Have them create content
Many salespeople are strong communicators and brilliant at what they do. Harness that talent. Routinely task your team to compile their experiences and thoughts into blog posts, how-to articles, or other content. Ask them what they’ve recently accomplished and learned.
Different items salespeople can produce include:
- An outline of optimized processes and workflows
- Keywords and special language to develop rapport and close more deals
- Questions that tease out the best information from prospects
- Suggested protocols and solutions to interact with different decision makers in a firm
The content your reps create should be shared, either with the public or internally. Everyone in the company can learn from your team’s content; knowledge sharing builds better, smarter teams and a more collaborative workplace.
Let them own the sales funnel
Encourage your team to identify ways to optimize the sales funnel: The more they own the process, the better it becomes. This also holds everyone accountable. As often as possible, have one or two salespeople focus exclusively on improving the sales process and present their most innovative ideas to the team. Your team can test those ideas to see how they perform and then adopt the tactics that work most effectively.
Empower them to lead
To inspire your coworkers, give them the authority to lead. Consult your sales team on the direction and vision of the department and let them review numbers to develop predictable sales models and identify unique trends. Ask them to attend meetings and represent the department. Listen to and discuss their recommendations, questions, and concerns. When you allow open communication and encourage leadership, your team benefits. They will have a deeper understanding of the company and respect the work you do as well as your leadership.
Work with competitors
While you may have a few contentious rivalries, there are plenty of companies who play fair and may work with you. Competing firms can team up on initiatives in which participants pool resources to help each other achieve long-term goals. For example, Dharmesh Shah and Rand Fishkin, founders of competing marketing software companies, came together to launch Inbound.org, a hub for inbound marketing professionals. In just three years the community grew to more than 30,000 members who share marketing news and strategies.

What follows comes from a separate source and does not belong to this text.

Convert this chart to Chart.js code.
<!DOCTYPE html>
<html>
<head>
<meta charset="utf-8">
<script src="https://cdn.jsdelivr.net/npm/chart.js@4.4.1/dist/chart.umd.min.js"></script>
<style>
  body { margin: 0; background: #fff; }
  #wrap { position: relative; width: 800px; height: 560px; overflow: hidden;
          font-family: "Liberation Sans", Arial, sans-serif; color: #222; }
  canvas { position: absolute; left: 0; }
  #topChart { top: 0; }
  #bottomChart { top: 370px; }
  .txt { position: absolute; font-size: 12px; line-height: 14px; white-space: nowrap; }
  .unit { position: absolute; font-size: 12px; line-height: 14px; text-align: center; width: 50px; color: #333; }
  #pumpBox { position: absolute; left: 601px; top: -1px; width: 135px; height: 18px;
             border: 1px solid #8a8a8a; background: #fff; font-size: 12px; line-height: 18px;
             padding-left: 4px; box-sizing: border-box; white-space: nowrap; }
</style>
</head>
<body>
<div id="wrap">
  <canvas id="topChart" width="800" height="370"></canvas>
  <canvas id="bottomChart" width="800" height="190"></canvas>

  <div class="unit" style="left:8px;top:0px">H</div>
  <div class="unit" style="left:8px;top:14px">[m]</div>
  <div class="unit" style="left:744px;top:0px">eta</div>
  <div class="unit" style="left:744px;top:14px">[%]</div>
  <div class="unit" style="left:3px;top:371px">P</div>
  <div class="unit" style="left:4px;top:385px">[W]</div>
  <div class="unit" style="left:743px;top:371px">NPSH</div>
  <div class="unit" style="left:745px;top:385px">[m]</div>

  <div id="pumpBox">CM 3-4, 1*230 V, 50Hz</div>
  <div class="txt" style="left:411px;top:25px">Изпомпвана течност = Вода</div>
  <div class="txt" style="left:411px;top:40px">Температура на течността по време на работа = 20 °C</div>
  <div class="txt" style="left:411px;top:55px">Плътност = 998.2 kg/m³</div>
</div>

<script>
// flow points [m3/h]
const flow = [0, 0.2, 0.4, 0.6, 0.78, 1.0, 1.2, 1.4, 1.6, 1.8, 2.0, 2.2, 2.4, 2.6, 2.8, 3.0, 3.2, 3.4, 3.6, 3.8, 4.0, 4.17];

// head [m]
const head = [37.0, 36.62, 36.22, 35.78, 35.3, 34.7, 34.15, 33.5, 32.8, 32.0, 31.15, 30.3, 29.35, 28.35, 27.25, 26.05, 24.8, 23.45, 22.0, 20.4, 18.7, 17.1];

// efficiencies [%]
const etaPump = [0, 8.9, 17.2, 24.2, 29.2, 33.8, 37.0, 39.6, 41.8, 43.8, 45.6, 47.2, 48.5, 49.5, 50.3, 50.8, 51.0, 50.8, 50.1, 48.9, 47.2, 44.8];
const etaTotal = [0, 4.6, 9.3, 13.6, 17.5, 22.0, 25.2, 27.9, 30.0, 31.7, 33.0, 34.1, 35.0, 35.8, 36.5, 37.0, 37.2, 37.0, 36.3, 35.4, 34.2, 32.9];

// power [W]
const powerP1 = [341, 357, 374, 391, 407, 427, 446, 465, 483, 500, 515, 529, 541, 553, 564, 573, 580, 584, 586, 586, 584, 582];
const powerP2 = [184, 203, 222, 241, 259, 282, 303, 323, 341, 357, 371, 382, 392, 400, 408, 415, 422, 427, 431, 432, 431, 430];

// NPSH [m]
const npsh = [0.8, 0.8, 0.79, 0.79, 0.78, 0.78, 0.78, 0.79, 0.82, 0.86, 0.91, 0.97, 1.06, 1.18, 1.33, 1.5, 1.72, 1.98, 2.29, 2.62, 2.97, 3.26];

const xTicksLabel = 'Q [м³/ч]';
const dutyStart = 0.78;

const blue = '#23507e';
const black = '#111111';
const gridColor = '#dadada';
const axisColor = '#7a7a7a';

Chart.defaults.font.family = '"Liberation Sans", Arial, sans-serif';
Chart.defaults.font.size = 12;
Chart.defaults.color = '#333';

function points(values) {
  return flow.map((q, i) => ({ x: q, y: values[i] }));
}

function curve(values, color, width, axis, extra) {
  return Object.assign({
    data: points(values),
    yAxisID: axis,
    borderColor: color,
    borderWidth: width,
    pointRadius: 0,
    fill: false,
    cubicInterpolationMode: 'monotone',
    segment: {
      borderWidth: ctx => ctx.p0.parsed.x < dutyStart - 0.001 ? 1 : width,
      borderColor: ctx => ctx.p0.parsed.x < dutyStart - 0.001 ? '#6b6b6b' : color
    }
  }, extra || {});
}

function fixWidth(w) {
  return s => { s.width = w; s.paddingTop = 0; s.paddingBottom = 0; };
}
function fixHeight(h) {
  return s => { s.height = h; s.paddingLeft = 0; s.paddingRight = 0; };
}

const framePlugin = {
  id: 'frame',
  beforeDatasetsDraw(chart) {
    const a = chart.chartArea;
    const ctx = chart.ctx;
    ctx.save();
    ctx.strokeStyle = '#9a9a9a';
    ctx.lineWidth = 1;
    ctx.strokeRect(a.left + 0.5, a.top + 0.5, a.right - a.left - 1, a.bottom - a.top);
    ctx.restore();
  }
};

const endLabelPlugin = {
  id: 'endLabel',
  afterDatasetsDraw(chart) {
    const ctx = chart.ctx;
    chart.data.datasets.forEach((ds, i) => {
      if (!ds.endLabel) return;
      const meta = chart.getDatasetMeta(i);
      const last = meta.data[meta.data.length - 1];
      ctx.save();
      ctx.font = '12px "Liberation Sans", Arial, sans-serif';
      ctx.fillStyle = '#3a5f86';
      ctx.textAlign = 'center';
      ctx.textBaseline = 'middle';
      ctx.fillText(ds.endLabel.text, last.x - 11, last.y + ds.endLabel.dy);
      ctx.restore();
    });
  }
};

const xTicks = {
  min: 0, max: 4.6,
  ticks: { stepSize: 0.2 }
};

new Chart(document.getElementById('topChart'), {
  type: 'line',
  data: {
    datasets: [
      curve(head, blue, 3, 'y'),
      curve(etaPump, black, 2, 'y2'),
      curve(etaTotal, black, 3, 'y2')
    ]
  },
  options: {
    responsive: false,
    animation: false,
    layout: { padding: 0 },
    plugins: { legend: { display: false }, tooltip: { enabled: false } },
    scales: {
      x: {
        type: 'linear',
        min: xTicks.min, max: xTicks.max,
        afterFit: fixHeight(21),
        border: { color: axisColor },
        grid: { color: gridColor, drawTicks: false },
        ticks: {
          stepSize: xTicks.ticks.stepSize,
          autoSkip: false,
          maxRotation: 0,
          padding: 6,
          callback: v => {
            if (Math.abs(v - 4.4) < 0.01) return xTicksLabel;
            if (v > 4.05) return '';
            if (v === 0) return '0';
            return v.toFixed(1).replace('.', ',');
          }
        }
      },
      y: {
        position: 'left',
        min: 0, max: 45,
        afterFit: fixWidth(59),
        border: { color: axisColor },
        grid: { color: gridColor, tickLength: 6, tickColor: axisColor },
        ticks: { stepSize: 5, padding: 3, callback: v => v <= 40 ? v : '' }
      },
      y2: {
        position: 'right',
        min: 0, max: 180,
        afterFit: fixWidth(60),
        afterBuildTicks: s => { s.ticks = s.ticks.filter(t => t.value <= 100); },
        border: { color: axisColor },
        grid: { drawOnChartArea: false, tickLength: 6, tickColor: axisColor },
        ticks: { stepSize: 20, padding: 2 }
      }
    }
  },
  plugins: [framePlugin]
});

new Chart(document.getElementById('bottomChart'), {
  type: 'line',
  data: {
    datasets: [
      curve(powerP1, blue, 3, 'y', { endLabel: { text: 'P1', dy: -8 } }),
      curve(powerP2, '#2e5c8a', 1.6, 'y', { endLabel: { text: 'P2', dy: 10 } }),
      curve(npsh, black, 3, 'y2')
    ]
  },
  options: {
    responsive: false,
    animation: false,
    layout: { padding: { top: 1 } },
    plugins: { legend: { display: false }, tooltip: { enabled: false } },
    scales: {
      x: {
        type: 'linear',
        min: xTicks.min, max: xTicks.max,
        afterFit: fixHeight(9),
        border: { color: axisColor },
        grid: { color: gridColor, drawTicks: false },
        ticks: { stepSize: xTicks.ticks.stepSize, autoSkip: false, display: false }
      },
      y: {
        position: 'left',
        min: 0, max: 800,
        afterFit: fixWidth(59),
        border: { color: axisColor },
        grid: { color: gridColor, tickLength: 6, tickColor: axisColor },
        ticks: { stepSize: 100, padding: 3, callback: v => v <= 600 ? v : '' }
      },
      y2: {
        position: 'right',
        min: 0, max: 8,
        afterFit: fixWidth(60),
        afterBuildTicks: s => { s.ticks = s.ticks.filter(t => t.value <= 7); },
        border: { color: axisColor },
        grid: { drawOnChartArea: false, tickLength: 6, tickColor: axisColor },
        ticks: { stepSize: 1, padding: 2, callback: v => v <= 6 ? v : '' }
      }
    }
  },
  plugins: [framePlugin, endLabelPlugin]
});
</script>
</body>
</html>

In an article for Harvard Business Review, Martin Zwilling writes, “Your goal is ‘coopetition:’ to find a way to partner with your competitor in such a way that both parties can substantially benefit from the other’s resources without stealing customers or damaging anyone’s credibility. It’s a great survival strategy for small companies or entrepreneurs and a good expansion strategy for even the largest companies.”

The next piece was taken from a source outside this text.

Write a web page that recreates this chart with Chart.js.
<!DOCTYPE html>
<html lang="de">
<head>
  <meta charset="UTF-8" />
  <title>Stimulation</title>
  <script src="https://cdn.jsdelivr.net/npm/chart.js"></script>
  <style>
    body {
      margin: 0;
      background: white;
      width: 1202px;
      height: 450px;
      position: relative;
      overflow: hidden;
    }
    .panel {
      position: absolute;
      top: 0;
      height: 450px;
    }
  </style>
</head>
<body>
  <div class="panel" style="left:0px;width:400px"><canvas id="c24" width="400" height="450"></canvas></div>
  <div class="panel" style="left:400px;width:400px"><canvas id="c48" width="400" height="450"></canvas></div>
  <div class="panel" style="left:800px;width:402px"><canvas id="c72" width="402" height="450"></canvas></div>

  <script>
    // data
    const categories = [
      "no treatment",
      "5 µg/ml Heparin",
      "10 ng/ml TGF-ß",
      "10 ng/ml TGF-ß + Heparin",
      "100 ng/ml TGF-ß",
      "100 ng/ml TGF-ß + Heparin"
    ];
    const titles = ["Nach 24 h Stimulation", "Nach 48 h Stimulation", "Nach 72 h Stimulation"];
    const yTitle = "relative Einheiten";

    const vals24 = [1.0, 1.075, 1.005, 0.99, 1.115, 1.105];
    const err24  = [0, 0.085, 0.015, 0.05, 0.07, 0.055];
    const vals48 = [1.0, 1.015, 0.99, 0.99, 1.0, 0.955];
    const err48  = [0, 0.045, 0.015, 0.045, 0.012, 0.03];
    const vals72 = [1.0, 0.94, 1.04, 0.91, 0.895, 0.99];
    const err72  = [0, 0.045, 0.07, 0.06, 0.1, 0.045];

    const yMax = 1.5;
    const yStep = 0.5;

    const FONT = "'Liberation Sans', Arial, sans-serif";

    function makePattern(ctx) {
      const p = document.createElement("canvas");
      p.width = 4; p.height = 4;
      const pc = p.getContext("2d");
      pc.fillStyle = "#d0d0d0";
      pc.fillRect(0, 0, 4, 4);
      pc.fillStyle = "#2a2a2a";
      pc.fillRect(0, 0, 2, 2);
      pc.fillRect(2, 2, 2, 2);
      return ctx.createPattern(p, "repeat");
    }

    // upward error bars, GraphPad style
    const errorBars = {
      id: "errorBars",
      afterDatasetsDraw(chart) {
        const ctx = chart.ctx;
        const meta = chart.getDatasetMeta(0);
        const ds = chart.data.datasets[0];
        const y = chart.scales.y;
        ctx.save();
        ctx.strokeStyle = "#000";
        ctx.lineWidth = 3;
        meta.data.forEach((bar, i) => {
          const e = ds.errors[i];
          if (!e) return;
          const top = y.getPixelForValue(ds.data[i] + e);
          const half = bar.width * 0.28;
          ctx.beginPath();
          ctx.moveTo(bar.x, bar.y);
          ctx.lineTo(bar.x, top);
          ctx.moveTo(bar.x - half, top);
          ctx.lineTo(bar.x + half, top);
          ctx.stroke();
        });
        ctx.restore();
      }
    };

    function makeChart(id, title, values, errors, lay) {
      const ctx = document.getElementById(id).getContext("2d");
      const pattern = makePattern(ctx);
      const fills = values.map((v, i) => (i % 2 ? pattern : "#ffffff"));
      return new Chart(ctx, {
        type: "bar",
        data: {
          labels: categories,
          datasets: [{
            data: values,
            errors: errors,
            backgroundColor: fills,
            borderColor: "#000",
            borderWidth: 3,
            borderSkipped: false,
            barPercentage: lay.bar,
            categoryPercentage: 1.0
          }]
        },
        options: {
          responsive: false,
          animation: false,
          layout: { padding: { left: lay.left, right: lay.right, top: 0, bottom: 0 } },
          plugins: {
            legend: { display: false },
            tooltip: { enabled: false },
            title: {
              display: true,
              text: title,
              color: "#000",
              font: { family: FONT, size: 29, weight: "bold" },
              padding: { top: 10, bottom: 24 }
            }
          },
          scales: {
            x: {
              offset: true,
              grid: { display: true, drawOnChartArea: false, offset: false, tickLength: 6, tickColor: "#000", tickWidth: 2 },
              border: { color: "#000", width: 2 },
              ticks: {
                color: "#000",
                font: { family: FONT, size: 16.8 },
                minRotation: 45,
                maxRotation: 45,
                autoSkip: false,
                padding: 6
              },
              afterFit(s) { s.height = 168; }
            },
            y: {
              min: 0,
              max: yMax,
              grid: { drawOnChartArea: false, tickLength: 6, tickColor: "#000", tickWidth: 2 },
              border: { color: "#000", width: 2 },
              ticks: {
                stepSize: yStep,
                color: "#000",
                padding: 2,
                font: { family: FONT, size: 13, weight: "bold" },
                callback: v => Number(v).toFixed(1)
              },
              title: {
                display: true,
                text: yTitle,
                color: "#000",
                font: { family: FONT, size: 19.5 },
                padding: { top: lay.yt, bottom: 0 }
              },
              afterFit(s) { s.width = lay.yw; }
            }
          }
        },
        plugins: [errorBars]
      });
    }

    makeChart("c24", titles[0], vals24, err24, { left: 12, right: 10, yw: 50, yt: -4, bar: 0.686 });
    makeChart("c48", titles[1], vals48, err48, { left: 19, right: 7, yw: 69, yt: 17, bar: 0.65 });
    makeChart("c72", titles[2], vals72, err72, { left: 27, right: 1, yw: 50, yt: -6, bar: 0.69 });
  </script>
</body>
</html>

Strategic alliances can be a real boon for business. Here are ways to partner with competitors to your advantage:
Increase industry awareness and make it easier to sell your products and services to a larger audience
Co-sponsorship of events, research, and special projects
Cost sharing allows participating firms to limit risk and reap the same rewards.
Businesses can learn from each other and should be open to sharing productive tips and tricks.
Cross-promote other companies’ complementary products and services for a commission.
Think tanks and industry watchdogs
Rogue players can give your industry a bad reputation, but formal definitions, guidelines, and regulations improve credibility and direct negative sentiment toward individual companies instead of the industry as a whole.
Your team deserves a leader who thinks outside the box. The more you challenge your salespeople, support their personal and professional growth, and break conventions to try new leadership techniques, the more everyone learns and discovers better business methods. These efforts can dramatically improve sales and increase your team’s morale.